TV Wall Mounting: Choosing the Right Height and Bracket
Mounting height and bracket type make a bigger difference than most people expect — here's how to get both right the first time.

The two most common TV mounting mistakes are mounting too high and choosing the wrong bracket type for the room. Both are easy to avoid once you know what to look for.
Getting the Height Right
The centre of the screen should land roughly at seated eye level from your main viewing spot — for most living rooms, that puts the bottom of the TV around 100-110cm from the floor, not right up near the ceiling.
- Living room, standard sofa — centre of screen at eye level when seated
- Bedroom, viewed from bed — slightly higher is fine
- Above a fireplace — expect to look down slightly; a tilting bracket helps
Choosing a Bracket Type
- **Fixed** — TV sits flush to the wall, no movement. Best when the TV is already at ideal eye level.
- **Tilt** — Angles down slightly, good for above-fireplace installs or high mounting points.

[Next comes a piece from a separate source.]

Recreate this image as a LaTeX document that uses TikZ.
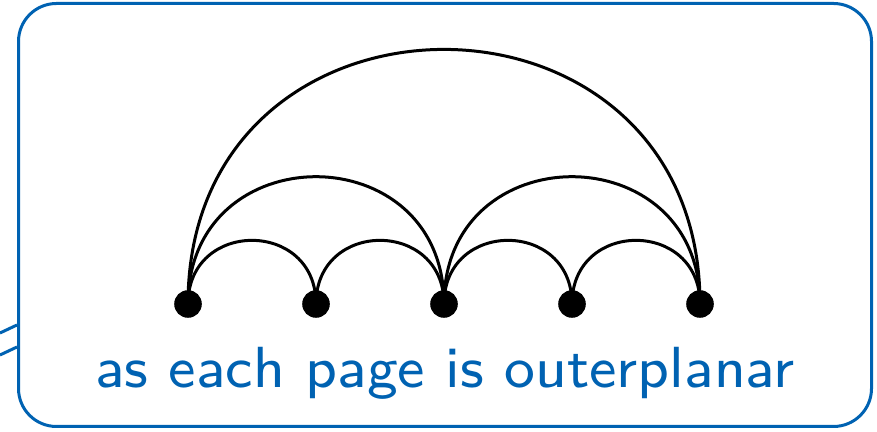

- **Full-motion** — Swings and extends out from the wall. Best for rooms with more than one seating angle, or open-plan living/kitchen spaces.
Wall Type Matters Too
Brick, masonry, plasterboard and stud walls all need different fixings. A bracket rated for the TV's weight is only half the job — it needs to actually be secured into something structural, not just the wall sheet.
Cable Management
In-wall cable concealment (running power and HDMI cables inside the wall cavity) gives the cleanest finish, but needs to be done to electrical safety standards — worth having a licensed installer handle this rather than a surface-mounted cable channel if you want it invisible.